**WHAT TO PRODUCE**
Seek out every line containing the word "that", and copy each.

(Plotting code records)
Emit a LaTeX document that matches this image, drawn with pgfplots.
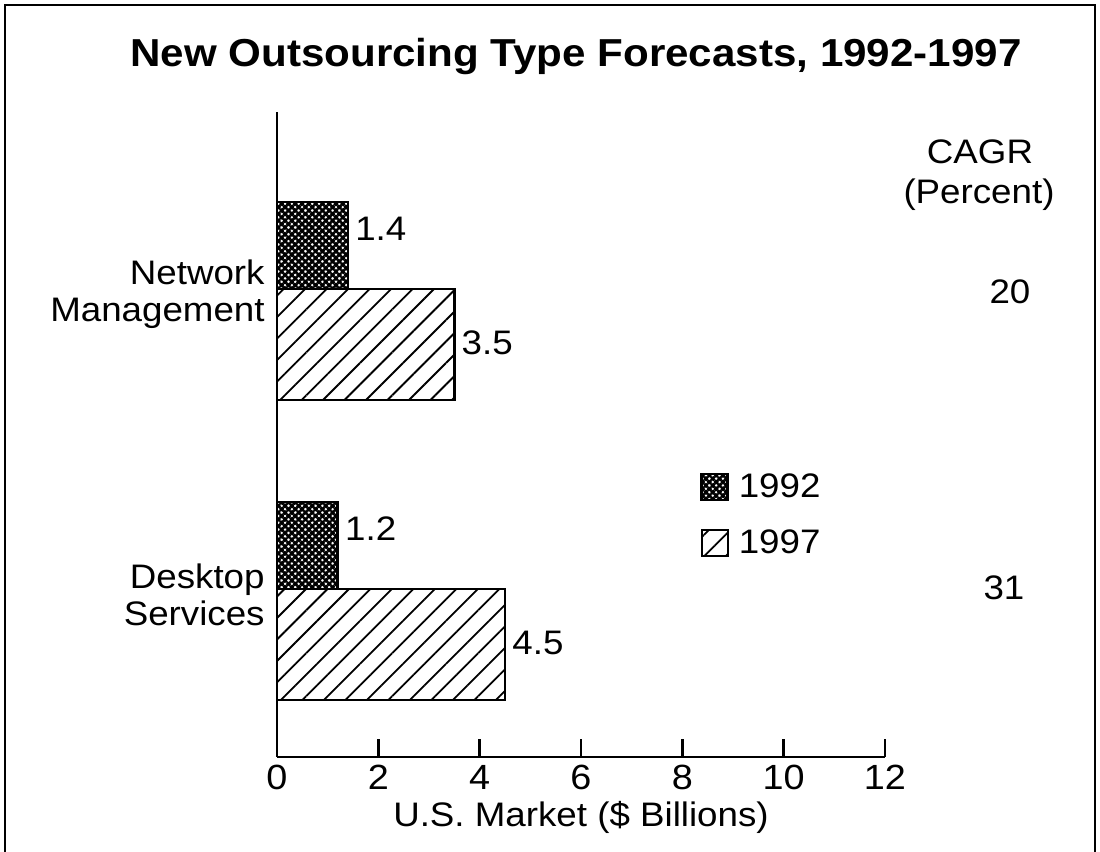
\documentclass[border=0pt]{standalone}
\usepackage{fontspec}
\setmainfont{Liberation Sans}[FakeStretch=1.08]
\usepackage{pgfplots}
\pgfplotsset{compat=1.18}
\usetikzlibrary{patterns.meta}

\newcommand\lab{\fontsize{17}{20}\selectfont}

\tikzset{
  crossfill/.style={preaction={pattern={Lines[angle=-45,distance=2.4pt,line width=1.3pt]}},
                    pattern={Lines[angle=45,distance=2.4pt,line width=1.3pt]}},
  hatchfill/.style={pattern={Lines[angle=45,distance=7.6pt,line width=0.9pt]}}
}

\begin{document}
\begin{tikzpicture}
% page frame and free text, in pixel units of the 1100x852 picture
\begin{scope}[x=0.5pt,y=0.5pt]
\useasboundingbox (0,0) rectangle (1100,852);
\draw[line width=1pt] (5,0) -- (5,847) -- (1095,847) -- (1095,0);
\node[anchor=base,font=\fontsize{19.5}{22}\selectfont\bfseries] at (576,785) {New Outsourcing Type Forecasts, 1992-1997};
\node[anchor=base,font=\lab] at (980,688) {CAGR};
\node[anchor=base,font=\lab] at (979,648) {(Percent)};
\node[anchor=base,font=\lab] at (1010,548) {20};
\node[anchor=base,font=\lab] at (1004,252) {31};
\end{scope}

\begin{axis}[
  at={(138.5pt,47.5pt)}, anchor=south west, scale only axis,
  width=304pt, height=322.5pt,
  xmin=0, xmax=12, ymin=-0.56, ymax=1.59,
  clip=false,
  axis x line=bottom, axis y line=left,
  axis line style={line width=1.4pt,-},
  xtick={0,2,4,6,8,10,12},
  ytick={0,1},
  yticklabels={{Desktop\\Services},{Network\\Management}},
  tick align=inside, major tick length=9pt,
  x tick style={line width=1.2pt,black},
  y tick style={draw=none},
  /pgf/number format/assume math mode=true,
  xticklabel style={font=\fontsize{17.5}{20}\selectfont,inner sep=0pt,yshift=-4pt},
  yticklabel style={font=\fontsize{17}{18.5}\selectfont,align=right,inner sep=0pt,xshift=-6pt,yshift=-2.8pt},
  xlabel={U.S. Market (\$ Billions)},
  xlabel style={font=\lab,at={(axis description cs:0.5,0)},anchor=base,yshift=-35pt},
  every node near coord/.append style={font=\lab,inner sep=0pt,anchor=west,xshift=3pt},
  legend style={at={(rel axis cs:0.696,0.443)},anchor=north west,draw=none,fill=none,
    font=\lab,row sep=12.5pt,column sep=4pt,inner sep=0pt,nodes={inner sep=1pt}},
  legend cell align=left,
  legend image code/.code={\draw[#1,line width=1.1pt] (0pt,-6.5pt) rectangle (13pt,6.5pt);},
]
\addplot[xbar,draw=black,line width=1.4pt,bar width=0.29,bar shift=0.145,crossfill,
  nodes near coords,point meta=x,
  every node near coord/.append style={yshift=30pt}]
  coordinates {(1.2,0) (1.4,1)};
\addplot[xbar,draw=black,line width=1.4pt,bar width=0.37,bar shift=-0.185,hatchfill,
  nodes near coords,point meta=x,
  every node near coord/.append style={yshift=-27pt}]
  coordinates {(4.5,0) (3.5,1)};
\legend{1992,1997}
\end{axis}
\end{tikzpicture}
\end{document}
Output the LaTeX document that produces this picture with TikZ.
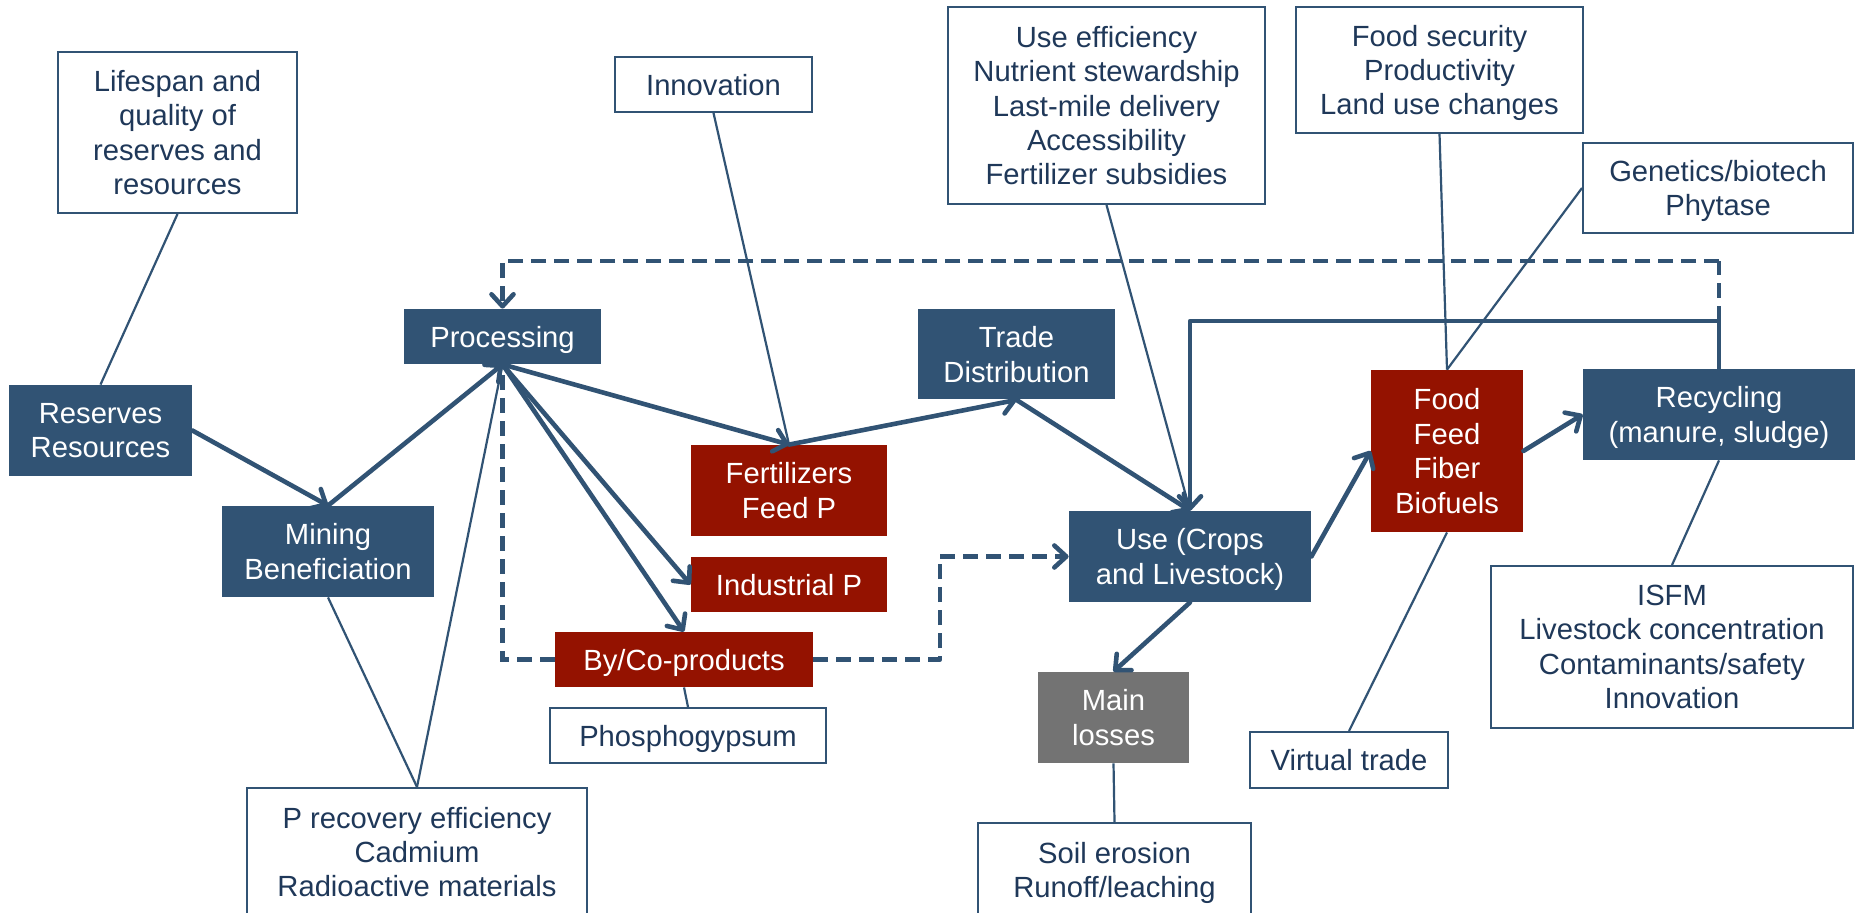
\documentclass[tikz,border=0pt]{standalone}
\usepackage{fontspec}
\setmainfont{Liberation Sans}
\usetikzlibrary{arrows.meta}
\definecolor{blueF}{RGB}{49,83,116}
\definecolor{redF}{RGB}{148,18,0}
\definecolor{grayF}{RGB}{115,115,115}
\definecolor{txtC}{RGB}{31,56,89}
\newcommand{\fs}{\fontsize{14.6pt}{17.2pt}\selectfont}
\tikzset{
  sz/.style 2 args={minimum width=#1*0.5pt, minimum height=#2*0.5pt},
  basebox/.style={rectangle, align=center, inner sep=0pt, font=\fs, text depth=0pt},
  wbox/.style={basebox, draw=blueF, line width=1pt, fill=white, text=txtC},
  bbox/.style={basebox, fill=blueF, text=white},
  rbox/.style={basebox, fill=redF, text=white},
  gbox/.style={basebox, fill=grayF, text=white},
  flow/.style={draw=blueF, line width=2.3pt, line cap=round, line join=round,
    -{Straight Barb[length=6pt,width=11pt,line cap=round,line join=round]}},
  dflow/.style={flow, dash pattern=on 7.5pt off 4pt, line cap=butt},
  dline/.style={draw=blueF, line width=2.3pt, dash pattern=on 7.5pt off 4pt},
  link/.style={draw=blueF, line width=1.1pt},
}
\begin{document}
\begin{tikzpicture}[x=0.5pt,y=-0.5pt]
\useasboundingbox (0,0) rectangle (1855,913);
\clip (0,0) rectangle (1855,913);
\fill[white] (0,0) rectangle (1855,913);

% white annotation boxes
\node[wbox, sz={239}{161}] (lifespan) at (177.5,132.5) {Lifespan and\\quality of\\reserves and\\resources};
\node[wbox, sz={197}{55}] (innov) at (713.5,84.5) {Innovation};
\node[wbox, sz={317}{197}] (useeff) at (1106.5,105.5) {Use efficiency\\Nutrient stewardship\\Last-mile delivery\\Accessibility\\Fertilizer subsidies};
\node[wbox, sz={287}{126}] (foodsec) at (1439.5,70) {Food security\\Productivity\\Land use changes};
\node[wbox, sz={270}{90}] (genet) at (1718,188) {Genetics/biotech\\Phytase};
\node[wbox, sz={276}{55}] (phospho) at (688,735.5) {Phosphogypsum};
\node[wbox, sz={340}{128}] (precov) at (417,852) {P recovery efficiency\\Cadmium\\Radioactive materials};
\node[wbox, sz={273}{94}] (soil) at (1114.5,870) {Soil erosion\\Runoff/leaching};
\node[wbox, sz={198}{56}] (virtual) at (1349,760) {Virtual trade};
\node[wbox, sz={362}{162}] (isfm) at (1672,647) {ISFM\\Livestock concentration\\Contaminants/safety\\Innovation};

% main flow boxes
\node[bbox, sz={183}{91}] (reserves) at (100.5,430.5) {Reserves\\Resources};
\node[bbox, sz={197}{55}] (proc) at (502.5,336.5) {Processing};
\node[bbox, sz={212}{91}] (mining) at (328,551.5) {Mining\\Beneficiation};
\node[rbox, sz={196}{91}] (fert) at (789,490.5) {Fertilizers\\Feed P};
\node[rbox, sz={196}{55}] (indp) at (789,584.5) {Industrial P};
\node[rbox, sz={258}{55}] (byco) at (684,659.5) {By/Co-products};
\node[bbox, sz={197}{90}] (trade) at (1016.5,354.5) {Trade\\Distribution};
\node[bbox, sz={242}{91}] (use) at (1190,556.5) {Use (Crops\\and Livestock)};
\node[gbox, sz={151}{91}] (losses) at (1113.5,717.5) {Main\\losses};
\node[rbox, sz={152}{162}] (food) at (1447,451) {Food\\Feed\\Fiber\\Biofuels};
\node[bbox, sz={272}{91}] (recyc) at (1719,414.5) {Recycling\\(manure, sludge)};

% junction coordinates
\coordinate (j1) at (1719,321);
\coordinate (d1) at (1719,261);
\coordinate (c2) at (940,659.5);

% thin links
\draw[link] (lifespan.south) -- (reserves.north);
\draw[link] (innov.south) -- (fert.north);
\draw[link] (useeff.south) -- (use.north);
\draw[link] (foodsec.south) -- (food.north);
\draw[link] (genet.west) -- (food.north);
\draw[link] (mining.south) -- (precov.north);
\draw[link] (precov.north) -- (proc.south);
\draw[link] (byco.south) -- (phospho.north);
\draw[link] (losses.south) -- (soil.north);
\draw[link] (food.south) -- (virtual.north);
\draw[link] (recyc.south) -- (isfm.north);

% dashed loops
\draw[dline] (j1) -- (d1);
\draw[dflow] (d1) -| (proc.north);
\draw[dline] (byco.west) -| (proc.south);
\draw[dflow] (byco.east) -- (c2) |- (use.west);

% flows
\draw[flow] (reserves.east) -- (mining.north);
\draw[flow] (mining.north) -- (proc.south);
\draw[flow] (proc.south) -- (fert.north);
\draw[flow] (fert.north) -- (trade.south);
\draw[flow] (proc.south) -- (indp.west);
\draw[flow] (proc.south) -- (byco.north);
\draw[flow] (trade.south) -- (use.north);
\draw[flow] (recyc.north) -- (j1) -| (use.north);
\draw[flow] (use.east) -- (food.west);
\draw[flow] (food.east) -- (recyc.west);
\draw[flow] (use.south) -- (losses.north);
\end{tikzpicture}
\end{document}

**THE RESULT**
Emit a LaTeX document that matches this image, drawn with pgfplots.
Output the LaTeX document that produces this picture with TikZ.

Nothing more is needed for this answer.